Rows from a dataset of charts and code
- - - - -

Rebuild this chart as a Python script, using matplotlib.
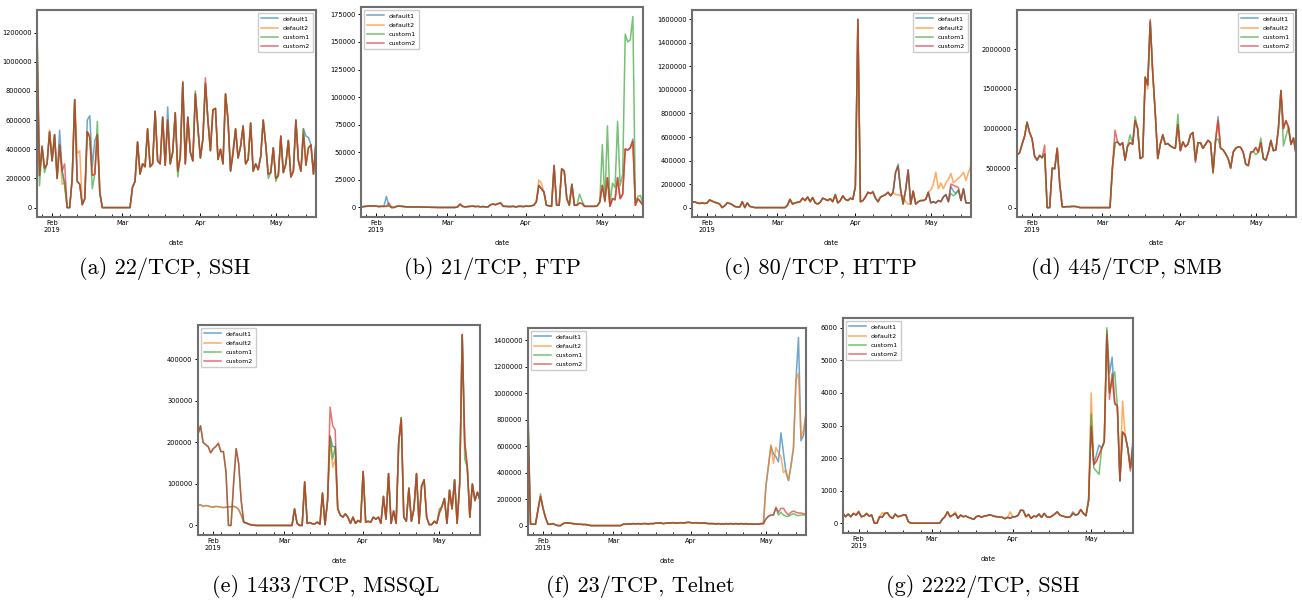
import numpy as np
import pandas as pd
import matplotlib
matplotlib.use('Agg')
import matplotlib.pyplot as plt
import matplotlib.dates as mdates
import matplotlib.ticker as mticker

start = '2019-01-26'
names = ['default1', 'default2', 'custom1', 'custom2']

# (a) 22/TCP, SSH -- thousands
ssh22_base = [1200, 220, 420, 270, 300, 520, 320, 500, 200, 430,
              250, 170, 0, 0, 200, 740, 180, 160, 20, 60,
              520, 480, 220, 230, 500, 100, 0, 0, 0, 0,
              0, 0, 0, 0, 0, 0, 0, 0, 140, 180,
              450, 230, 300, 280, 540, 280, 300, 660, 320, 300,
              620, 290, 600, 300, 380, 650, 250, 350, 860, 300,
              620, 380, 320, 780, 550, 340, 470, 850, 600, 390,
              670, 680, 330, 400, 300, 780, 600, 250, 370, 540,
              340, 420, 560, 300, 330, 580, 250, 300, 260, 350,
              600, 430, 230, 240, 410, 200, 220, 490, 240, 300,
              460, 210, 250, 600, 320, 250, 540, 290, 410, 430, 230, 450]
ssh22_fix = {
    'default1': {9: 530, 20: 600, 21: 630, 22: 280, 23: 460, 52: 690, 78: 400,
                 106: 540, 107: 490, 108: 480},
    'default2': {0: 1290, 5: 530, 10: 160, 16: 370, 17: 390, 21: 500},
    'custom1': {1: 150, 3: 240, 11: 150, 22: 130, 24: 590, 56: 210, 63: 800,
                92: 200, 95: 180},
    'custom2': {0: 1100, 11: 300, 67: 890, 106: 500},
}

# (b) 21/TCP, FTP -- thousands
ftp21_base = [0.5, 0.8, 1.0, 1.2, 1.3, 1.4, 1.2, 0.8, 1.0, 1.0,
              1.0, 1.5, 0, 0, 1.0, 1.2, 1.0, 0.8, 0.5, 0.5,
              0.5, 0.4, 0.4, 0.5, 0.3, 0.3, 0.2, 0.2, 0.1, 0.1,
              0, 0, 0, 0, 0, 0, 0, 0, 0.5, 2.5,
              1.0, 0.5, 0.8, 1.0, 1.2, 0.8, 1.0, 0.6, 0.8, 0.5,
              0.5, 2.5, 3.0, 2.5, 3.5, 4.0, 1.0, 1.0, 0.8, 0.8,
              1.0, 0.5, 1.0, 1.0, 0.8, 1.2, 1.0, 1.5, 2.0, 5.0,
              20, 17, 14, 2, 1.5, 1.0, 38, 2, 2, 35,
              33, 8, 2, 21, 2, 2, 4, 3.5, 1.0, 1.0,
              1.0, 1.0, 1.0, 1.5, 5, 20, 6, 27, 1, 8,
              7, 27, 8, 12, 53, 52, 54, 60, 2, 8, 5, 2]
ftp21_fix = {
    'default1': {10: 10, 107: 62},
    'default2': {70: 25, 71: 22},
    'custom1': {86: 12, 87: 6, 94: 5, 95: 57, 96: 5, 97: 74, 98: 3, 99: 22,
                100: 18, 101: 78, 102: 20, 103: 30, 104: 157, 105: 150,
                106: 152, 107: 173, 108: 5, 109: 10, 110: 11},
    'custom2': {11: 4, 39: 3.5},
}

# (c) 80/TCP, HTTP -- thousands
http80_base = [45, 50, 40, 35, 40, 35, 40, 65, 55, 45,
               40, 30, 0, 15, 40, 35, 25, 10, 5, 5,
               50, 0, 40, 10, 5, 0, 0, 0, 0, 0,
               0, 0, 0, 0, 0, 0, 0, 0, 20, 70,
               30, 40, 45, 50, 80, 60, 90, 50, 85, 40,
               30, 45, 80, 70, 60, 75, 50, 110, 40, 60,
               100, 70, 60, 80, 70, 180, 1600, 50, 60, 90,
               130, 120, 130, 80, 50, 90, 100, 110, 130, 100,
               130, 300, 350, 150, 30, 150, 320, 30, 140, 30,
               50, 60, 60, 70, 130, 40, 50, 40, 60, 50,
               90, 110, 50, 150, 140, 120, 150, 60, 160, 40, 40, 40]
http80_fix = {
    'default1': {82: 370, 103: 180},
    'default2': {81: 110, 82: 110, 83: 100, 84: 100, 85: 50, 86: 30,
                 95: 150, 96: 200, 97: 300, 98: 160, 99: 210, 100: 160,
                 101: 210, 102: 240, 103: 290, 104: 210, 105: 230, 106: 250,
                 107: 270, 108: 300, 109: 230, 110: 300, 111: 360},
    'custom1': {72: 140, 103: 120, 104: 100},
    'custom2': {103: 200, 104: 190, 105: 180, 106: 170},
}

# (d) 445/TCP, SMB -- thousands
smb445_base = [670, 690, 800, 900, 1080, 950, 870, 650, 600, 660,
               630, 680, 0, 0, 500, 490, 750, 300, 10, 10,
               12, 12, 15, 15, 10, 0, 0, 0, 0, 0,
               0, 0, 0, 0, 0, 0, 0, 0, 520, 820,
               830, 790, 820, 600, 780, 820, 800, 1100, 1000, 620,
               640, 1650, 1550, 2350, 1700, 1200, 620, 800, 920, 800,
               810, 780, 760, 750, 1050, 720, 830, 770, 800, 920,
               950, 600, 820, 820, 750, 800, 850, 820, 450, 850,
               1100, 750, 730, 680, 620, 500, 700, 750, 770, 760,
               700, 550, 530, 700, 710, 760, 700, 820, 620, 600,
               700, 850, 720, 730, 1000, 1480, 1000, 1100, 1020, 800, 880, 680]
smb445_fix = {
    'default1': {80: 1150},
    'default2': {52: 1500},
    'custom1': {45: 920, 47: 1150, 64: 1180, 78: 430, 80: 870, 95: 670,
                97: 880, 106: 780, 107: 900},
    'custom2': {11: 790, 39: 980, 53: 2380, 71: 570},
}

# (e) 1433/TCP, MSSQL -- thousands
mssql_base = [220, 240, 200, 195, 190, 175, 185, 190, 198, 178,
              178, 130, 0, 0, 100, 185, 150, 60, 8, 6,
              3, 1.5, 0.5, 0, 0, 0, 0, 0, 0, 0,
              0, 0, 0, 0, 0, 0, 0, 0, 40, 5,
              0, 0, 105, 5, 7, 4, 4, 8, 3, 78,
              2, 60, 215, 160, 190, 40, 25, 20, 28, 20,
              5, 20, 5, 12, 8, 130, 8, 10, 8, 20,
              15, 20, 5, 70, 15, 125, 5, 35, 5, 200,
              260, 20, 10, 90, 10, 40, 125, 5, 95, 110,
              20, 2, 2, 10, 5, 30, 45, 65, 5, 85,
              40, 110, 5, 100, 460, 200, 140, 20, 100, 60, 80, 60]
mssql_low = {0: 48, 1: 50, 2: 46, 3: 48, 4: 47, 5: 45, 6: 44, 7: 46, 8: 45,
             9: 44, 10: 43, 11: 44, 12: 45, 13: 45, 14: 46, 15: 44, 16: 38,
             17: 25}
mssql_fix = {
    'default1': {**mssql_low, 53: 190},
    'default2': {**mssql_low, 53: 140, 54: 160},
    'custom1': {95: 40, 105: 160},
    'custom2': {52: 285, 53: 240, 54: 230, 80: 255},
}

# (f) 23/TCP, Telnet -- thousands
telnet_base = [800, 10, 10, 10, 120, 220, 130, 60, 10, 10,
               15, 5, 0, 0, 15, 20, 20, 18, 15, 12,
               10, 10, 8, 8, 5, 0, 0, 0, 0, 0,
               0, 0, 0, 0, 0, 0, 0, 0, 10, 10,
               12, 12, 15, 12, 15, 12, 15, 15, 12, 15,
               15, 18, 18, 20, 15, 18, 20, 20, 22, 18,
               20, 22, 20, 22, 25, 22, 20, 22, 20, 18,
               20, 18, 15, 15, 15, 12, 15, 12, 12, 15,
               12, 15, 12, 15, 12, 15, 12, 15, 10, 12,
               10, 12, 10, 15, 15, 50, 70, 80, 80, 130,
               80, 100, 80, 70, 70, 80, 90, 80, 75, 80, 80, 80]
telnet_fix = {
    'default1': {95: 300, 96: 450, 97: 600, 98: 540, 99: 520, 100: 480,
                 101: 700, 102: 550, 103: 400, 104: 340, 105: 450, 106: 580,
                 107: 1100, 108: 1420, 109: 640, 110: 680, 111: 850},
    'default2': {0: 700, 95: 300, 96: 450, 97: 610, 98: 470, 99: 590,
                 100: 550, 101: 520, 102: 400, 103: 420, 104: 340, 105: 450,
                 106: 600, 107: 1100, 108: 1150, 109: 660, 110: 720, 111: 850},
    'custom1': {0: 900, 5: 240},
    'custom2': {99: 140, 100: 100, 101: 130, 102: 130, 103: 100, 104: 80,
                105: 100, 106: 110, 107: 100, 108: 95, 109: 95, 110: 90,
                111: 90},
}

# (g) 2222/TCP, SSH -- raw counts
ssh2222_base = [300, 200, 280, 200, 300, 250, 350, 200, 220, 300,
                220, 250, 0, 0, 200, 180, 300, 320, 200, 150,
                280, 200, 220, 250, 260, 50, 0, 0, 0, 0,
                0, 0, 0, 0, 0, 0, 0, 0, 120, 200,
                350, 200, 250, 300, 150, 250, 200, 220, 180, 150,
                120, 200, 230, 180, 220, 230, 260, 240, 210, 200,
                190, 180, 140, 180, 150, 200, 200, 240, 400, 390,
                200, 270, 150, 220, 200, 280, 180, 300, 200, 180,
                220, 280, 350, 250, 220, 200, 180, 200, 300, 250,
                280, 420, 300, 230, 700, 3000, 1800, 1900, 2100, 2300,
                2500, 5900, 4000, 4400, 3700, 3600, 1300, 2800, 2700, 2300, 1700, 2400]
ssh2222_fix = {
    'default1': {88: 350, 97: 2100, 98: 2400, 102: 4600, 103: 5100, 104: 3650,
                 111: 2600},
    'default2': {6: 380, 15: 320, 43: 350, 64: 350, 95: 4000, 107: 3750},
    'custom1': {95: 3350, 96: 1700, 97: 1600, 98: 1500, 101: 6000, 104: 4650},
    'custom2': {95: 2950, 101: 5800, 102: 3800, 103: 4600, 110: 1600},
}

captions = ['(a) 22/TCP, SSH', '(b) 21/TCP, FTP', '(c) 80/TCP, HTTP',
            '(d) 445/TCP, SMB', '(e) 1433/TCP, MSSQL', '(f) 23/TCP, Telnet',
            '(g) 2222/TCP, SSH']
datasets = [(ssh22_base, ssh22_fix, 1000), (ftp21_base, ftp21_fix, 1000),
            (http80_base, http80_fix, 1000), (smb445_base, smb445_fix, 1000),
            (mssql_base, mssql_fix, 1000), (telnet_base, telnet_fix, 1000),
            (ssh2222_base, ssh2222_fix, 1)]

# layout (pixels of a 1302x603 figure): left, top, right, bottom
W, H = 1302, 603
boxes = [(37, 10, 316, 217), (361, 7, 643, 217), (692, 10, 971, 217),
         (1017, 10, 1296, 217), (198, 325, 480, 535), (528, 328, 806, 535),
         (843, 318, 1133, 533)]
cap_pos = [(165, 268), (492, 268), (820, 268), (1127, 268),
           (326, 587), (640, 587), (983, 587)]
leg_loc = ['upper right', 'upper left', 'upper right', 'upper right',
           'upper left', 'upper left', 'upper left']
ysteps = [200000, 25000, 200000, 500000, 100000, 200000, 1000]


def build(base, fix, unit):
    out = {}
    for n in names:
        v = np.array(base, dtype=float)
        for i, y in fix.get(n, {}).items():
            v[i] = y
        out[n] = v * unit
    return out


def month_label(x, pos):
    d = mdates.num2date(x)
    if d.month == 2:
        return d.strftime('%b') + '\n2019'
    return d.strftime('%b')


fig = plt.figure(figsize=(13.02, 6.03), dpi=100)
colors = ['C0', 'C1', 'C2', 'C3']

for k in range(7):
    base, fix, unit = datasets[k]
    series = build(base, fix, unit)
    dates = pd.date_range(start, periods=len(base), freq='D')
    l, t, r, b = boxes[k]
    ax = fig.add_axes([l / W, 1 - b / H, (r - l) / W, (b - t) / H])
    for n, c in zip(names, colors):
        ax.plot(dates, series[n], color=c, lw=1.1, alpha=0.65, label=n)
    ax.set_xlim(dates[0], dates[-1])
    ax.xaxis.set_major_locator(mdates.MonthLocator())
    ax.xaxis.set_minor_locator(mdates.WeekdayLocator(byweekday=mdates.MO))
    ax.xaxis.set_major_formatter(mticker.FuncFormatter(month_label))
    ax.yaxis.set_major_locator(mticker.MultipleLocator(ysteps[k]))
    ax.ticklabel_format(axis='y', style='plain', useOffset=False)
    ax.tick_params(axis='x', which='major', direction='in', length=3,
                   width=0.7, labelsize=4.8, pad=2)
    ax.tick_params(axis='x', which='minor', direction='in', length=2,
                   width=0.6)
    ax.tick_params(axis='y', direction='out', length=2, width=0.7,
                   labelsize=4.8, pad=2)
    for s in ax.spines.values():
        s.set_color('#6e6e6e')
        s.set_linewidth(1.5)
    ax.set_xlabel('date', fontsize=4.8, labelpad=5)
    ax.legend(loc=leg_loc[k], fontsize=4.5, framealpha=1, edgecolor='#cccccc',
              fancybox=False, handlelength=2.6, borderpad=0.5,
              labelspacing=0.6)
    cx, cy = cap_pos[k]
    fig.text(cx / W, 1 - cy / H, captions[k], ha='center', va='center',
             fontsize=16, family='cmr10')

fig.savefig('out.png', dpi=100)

- - - - -

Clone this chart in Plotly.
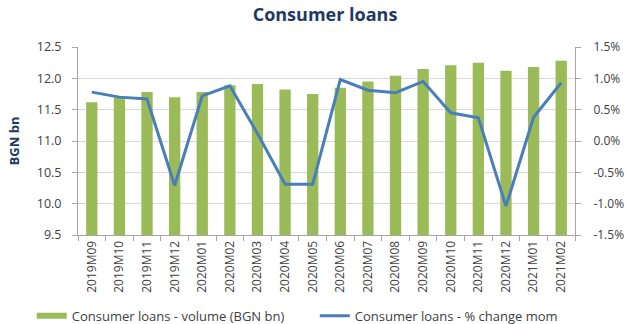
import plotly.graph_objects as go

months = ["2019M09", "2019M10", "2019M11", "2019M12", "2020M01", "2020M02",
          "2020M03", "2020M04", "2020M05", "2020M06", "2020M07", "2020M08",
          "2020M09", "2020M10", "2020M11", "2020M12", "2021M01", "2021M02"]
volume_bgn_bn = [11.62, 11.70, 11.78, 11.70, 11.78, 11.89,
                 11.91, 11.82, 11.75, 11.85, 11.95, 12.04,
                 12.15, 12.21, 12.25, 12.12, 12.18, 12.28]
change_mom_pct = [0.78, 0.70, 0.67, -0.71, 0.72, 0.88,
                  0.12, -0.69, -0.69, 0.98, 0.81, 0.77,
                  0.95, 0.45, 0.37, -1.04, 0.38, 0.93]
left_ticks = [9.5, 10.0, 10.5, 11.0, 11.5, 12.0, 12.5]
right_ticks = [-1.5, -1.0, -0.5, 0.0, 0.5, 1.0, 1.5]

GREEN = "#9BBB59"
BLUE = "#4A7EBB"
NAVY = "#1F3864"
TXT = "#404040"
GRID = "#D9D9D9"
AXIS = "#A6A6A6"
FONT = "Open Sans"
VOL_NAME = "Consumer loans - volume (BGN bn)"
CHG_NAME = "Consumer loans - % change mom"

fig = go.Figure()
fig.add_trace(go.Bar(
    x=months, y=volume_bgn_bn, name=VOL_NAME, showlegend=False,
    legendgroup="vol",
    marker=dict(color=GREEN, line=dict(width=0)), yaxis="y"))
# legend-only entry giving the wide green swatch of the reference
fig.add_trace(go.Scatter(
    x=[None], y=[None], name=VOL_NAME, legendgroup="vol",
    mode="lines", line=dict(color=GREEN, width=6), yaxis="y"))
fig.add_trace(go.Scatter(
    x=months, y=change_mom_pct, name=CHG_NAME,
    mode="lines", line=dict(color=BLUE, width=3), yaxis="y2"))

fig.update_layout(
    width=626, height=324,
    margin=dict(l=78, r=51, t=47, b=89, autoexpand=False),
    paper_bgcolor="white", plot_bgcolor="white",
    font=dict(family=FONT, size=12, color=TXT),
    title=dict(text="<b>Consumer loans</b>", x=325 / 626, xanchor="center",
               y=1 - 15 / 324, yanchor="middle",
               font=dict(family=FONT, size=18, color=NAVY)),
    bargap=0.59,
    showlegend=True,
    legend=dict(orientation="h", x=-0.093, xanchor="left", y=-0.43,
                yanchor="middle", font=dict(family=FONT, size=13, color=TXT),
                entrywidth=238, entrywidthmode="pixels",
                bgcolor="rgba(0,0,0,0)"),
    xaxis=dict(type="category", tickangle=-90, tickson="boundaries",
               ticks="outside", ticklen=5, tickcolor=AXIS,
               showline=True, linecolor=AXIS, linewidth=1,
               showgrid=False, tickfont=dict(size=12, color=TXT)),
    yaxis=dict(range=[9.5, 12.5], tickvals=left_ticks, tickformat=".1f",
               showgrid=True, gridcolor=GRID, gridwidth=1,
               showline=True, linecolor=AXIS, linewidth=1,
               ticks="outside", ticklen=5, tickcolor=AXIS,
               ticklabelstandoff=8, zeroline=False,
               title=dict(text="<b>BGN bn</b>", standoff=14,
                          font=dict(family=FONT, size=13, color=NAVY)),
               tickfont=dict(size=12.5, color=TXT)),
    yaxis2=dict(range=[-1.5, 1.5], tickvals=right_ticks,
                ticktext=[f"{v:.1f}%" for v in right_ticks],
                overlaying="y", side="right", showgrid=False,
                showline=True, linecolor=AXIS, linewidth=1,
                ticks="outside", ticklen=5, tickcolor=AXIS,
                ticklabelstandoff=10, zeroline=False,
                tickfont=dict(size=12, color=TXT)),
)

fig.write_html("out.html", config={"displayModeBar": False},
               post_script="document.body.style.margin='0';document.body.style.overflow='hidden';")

- - - - -

TASK BRIEF
Reproduce exactly the run of lines beginning with the one that contains "Rebuild this chart" and ending with the one that contains "names = ['default1', 'default2', 'custom1', 'custom2']". Do not include pictures.

CORRECT RESULT
Rebuild this chart as a Python script, using matplotlib.
import numpy as np
import pandas as pd
import matplotlib
matplotlib.use('Agg')
import matplotlib.pyplot as plt
import matplotlib.dates as mdates
import matplotlib.ticker as mticker

start = '2019-01-26'
names = ['default1', 'default2', 'custom1', 'custom2']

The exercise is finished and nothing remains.